Barbara Cain had watched a number of people in her organization work through their MAOL degrees, becoming stronger leaders and deploying new tools that helped their business grow. Because she liked the concept of the MAOL program and had already had some contact with Generative Leadership Group methodologies, it was without hesitation that she sponsored Nigel Crabb through the program. Crabb was already adept at managing his current reality, but he had more to offer—specifically, what Cain saw as a very high disposition for being an effective leader.

“Nigel had the basics of being a good manager, but the thing that he had the greatest potential for was to be a leader—someone who can bring about something in the face of having no reason to believe that it should work, someone who can drive something from nothing. Nigel had a lot of savvy, it was just a matter of taking that next step.”

Cain reports that the Crabb who came out of the other end of the MAOL program was a very strong leader who was willing to challenge the status quo for the objective of getting results of which he was formerly unaware. She also notes that this shift may never have occurred without the tools and learning Crabb received through the MAOL.

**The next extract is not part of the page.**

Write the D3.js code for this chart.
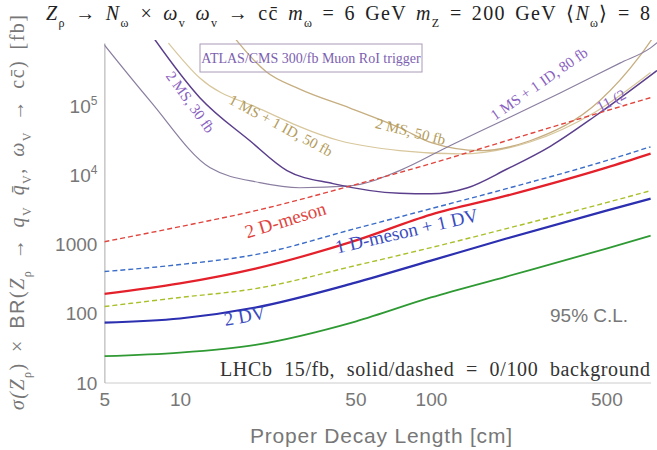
<!DOCTYPE html>
<html><head><meta charset="utf-8">
<script src="https://cdn.jsdelivr.net/npm/d3@7"></script>
<style>body{margin:0;background:#fff}svg{display:block}</style>
</head><body><svg id="c" width="657" height="450"></svg>
<script>
// ---- data ----
const xTicks = [5, 10, 50, 100, 500];
const yTicks = [10, 100, 1000, 1e4, 1e5];
const yTickLabels = ["10", "100", "1000", "10^4", "10^5"];
const xBand = [5, 10, 20, 50, 100, 200, 500, 750];
const redSolid    = [190, 270, 442, 1120, 2660, 4990, 12700, 20200];
const redDashed   = [1080, 1780, 3030, 7200, 14500, 31000, 84000, 130000];
const blueSolid   = [73, 84, 121, 277, 576, 1200, 3030, 4520];
const blueDashed  = [400, 505, 703, 1670, 3240, 6300, 16000, 25400];
const greenSolid  = [24, 27, 35, 76, 169, 339, 859, 1320];
const yellowDashed= [125, 169, 227, 488, 887, 1670, 3960, 5900];
// muon system curves (ATLAS/CMS)
const p1X = [4.8, 7.6, 13.2, 20.8, 30, 47.5, 75, 119, 188, 327, 566, 750, 900];
const p1Y = [9e5, 1.17e5, 1.26e4, 7700, 6500, 6900, 11500, 26300, 57800, 1.52e5, 4.1e5, 6.8e5, 1.2e6];
const p2X = [7.5, 12, 19, 26.7, 40.7, 75, 100, 140, 200, 300, 450, 795];
const p2Y = [1.2e6, 1.3e5, 31000, 11500, 7450, 5400, 5300, 6500, 12000, 26000, 70000, 3.2e5];
const t1X = [15, 17.3, 22, 30, 47.6, 75.5, 101, 157, 248, 470, 680, 800];
const t1Y = [1.5e6, 7.7e5, 3.1e5, 1.73e5, 92000, 47400, 28800, 22300, 31000, 1.17e5, 5.2e5, 1.2e6];
const t2X = [9, 12, 20.8, 43.4, 75, 130, 250, 450, 750];
const t2Y = [8e5, 2.5e5, 90000, 31000, 22300, 20000, 30000, 80000, 3e5];

const svg = d3.select("#c");
const m = {l: 104.4, r: 650.6, t: 43, b: 382.5};
const x = d3.scaleLog().domain([5, 750]).range([m.l, m.r]);
const y = d3.scaleLog().domain([10, 8e5]).range([m.b, m.t]);
const SANS = "Liberation Sans, Arial, sans-serif", SERIF = "Liberation Serif, Times New Roman, serif";

svg.append("defs").append("clipPath").attr("id","clip")
  .append("rect").attr("x", m.l).attr("y", m.t-3).attr("width", m.r-m.l+8).attr("height", m.b-m.t+3);

// axes
const xAxis = d3.axisBottom(x).tickValues(xTicks).tickFormat(d3.format("d")).tickSize(0).tickPadding(10);
const gx = svg.append("g").attr("transform",`translate(0,${m.b})`).call(xAxis);
gx.select(".domain").attr("stroke","#ccc");
gx.selectAll("text").attr("font-family",SANS).attr("font-size",19).attr("fill","#777");

const yAxis = d3.axisLeft(y).tickValues(yTicks).tickFormat("").tickSize(0);
const gy = svg.append("g").attr("transform",`translate(${m.l},0)`).call(yAxis);
gy.select(".domain").attr("stroke","#aaa");
yTicks.forEach((v,i)=>{
  const lab = yTickLabels[i];
  const t = svg.append("text").attr("x", m.l-7).attr("y", y(v)+7).attr("text-anchor","end")
    .attr("font-family",SANS).attr("font-size",19).attr("fill","#777");
  if (lab.includes("^")) {
    const [b,e] = lab.split("^");
    t.append("tspan").text(b);
    t.append("tspan").attr("dy",-8).attr("font-size",12).text(e);
  } else t.text(lab);
});

const plot = svg.append("g").attr("clip-path","url(#clip)");
const line = d3.line().x(d=>x(d[0])).y(d=>y(d[1])).curve(d3.curveMonotoneX);
function draw(xs, ys, color, w, dash){
  plot.append("path").datum(xs.map((v,i)=>[v, ys[i]])).attr("d", line)
    .attr("fill","none").attr("stroke", color).attr("stroke-width", w)
    .attr("stroke-dasharray", dash || null);
}
draw(t2X, t2Y, "#d8c79c", 1.2);
draw(t1X, t1Y, "#c6ae80", 1.3);
draw(p1X, p1Y, "#8b7ea0", 1.2);
draw(p2X, p2Y, "#5b3f8c", 1.5);
draw(xBand, redDashed, "#e0453e", 1.4, "5,3");
draw(xBand, blueDashed, "#3a6cc8", 1.4, "5,3");
draw(xBand, yellowDashed, "#aabf2a", 1.4, "5,3");
draw(xBand, redSolid, "#e4212b", 2.2);
draw(xBand, blueSolid, "#2b2fb0", 2.2);
draw(xBand, greenSolid, "#2f9a33", 1.8);

// ATLAS box (transparent, curves visible through it)
svg.append("rect").attr("x",200).attr("y",44).attr("width",222).attr("height",28)
  .attr("fill","none").attr("stroke","#a99ab8").attr("stroke-width",1);
svg.append("text").attr("x",311).attr("y",63).attr("text-anchor","middle")
  .attr("font-family",SERIF).attr("font-size",14).attr("fill","#7d5fb0")
  .text("ATLAS/CMS 300/fb Muon RoI trigger");

function label(txt, cx, cy, ang, color, size){
  svg.append("text").attr("transform",`translate(${cx},${cy}) rotate(${ang})`)
    .attr("text-anchor","middle").attr("dominant-baseline","middle")
    .attr("font-family",SERIF).attr("font-size",size).attr("fill",color).text(txt);
}
label("2 MS, 30 fb", 189, 103, 54, "#8a62c0", 15);
label("1 MS + 1 ID, 50 fb", 280, 127, 28, "#b49c5c", 15);
label("2 MS, 50 fb", 410, 133, 14, "#b49c5c", 15);
label("1 MS + 1 ID, 80 fb", 540, 85, -35, "#8a62c0", 15);
label("11 (2", 612, 102, -28, "#8a62c0", 15);
label("2 D-meson", 286, 222, -17, "#e0453e", 19);
label("1 D-meson + 1 DV", 407, 233, -13, "#3a4cc0", 19);
label("2 DV", 245, 318, -10, "#3a4cc0", 19);

svg.append("text").attr("x",550).attr("y",322).attr("font-family",SANS)
  .attr("font-size",19).attr("fill","#777").text("95% C.L.");
svg.append("text").attr("x",220).attr("y",376).attr("font-family",SERIF)
  .attr("font-size",20).attr("fill","#333").attr("word-spacing",6)
  .attr("textLength",430).attr("lengthAdjust","spacing")
  .text("LHCb 15/fb, solid/dashed = 0/100 background");

// x label
svg.append("text").attr("x",250).attr("y",443)
  .attr("font-family",SANS).attr("font-size",21).attr("fill","#777")
  .attr("textLength",262).attr("lengthAdjust","spacing")
  .text("Proper Decay Length [cm]");

function ts(sel, t, opt){ const s = sel.append("tspan").text(t); if(opt){ for(const k in opt) s.attr(k,opt[k]); } return s; }
const it = {"font-style":"italic"};
const sub = {"baseline-shift":"sub","font-size":12};

// y label
const yl = svg.append("text").attr("transform","translate(24,410) rotate(-90)")
  .attr("font-family",SERIF).attr("font-size",20).attr("fill","#777").attr("word-spacing",4)
  .attr("textLength",395).attr("lengthAdjust","spacing");
ts(yl,"σ(",it); ts(yl,"Z",it); ts(yl,"ρ",sub);
ts(yl,") × "); ts(yl,"BR",{"font-family":SANS}); ts(yl,"(");
ts(yl,"Z",it); ts(yl,"ρ",sub);
ts(yl," → "); ts(yl,"q",it); ts(yl,"V",sub);
ts(yl," q\u0304",it); ts(yl,"V",sub);
ts(yl,", ω",it); ts(yl,"V",sub);
ts(yl," → cc\u0304) [fb]");

// title
const tt = svg.append("text").attr("x",46).attr("y",20).attr("font-family",SERIF)
  .attr("font-size",20).attr("fill","#222").attr("word-spacing",3)
  .attr("textLength",604).attr("lengthAdjust","spacing");
ts(tt,"Z",it); ts(tt,"ρ",sub); ts(tt," → "); ts(tt,"N",it); ts(tt,"ω",sub);
ts(tt," × ω",it); ts(tt,"v",sub); ts(tt,"  ω",it); ts(tt,"v",sub);
ts(tt," → cc\u0304  "); ts(tt,"m",it); ts(tt,"ω",sub); ts(tt," = 6 GeV  ");
ts(tt,"m",it); ts(tt,"Z",sub); ts(tt," = 200 GeV ⟨"); ts(tt,"N",it); ts(tt,"ω",sub);
ts(tt,"⟩ = 8");
</script></body></html>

“His job before was to manage the chaos away. Now, he’s learned to embrace the chaos and get a result from it. To me, that’s great—to go boldly where you have no idea where you’ll end up or if you’ll get any results at all, but you have this gut feeling of something great being possible and you do everything you can to actualize it.”

Since graduating, Crabb has himself grown as a leader and has also developed his people. Crabb has learned to step back further from and empower the managers that work under him, simultaneously inviting them to challenge themselves. This is a process that Cain believes Crabb had enacted on himself while working through his degree.

“MAOL really challenges who you are as opposed to what you do. It not only changed what Nigel did, but it fundamentally changed how he approached things,” explains Cain. “He really has developed skills around listening and relating to people differently in their own context versus his own context. You don’t get that from an MBA. An MBA teaches you mechanics and emerging markets and theory, but it doesn’t fundamentally change who you are.”

Since Crabb has gone through the MAOL, Cain says that she uses him as a sounding board, particularly when dealing with different cultures, time zones, and external teams. Because his understanding of others and how they need to be reached is so complete and astute, Crabb is the person with whom Cain consults to assess how best to engage a particular person or group. He is a valued partner, she explains, which is a shift she says MAOL sponsors must be prepared to welcome.

“When you send a candidate through the MAOL, you have to know that there is the possibility that you are developing someone who could be your successor or your challenger, because you’re now going to be allowing someone to broaden their mind beyond the mechanics of your business. I think as a sponsor you have to be a little courageous, a little out there, and a little willing to grant that what you’ll see happen to your candidate is a little unconventional, but has the potential to bring inestimable value to your business.”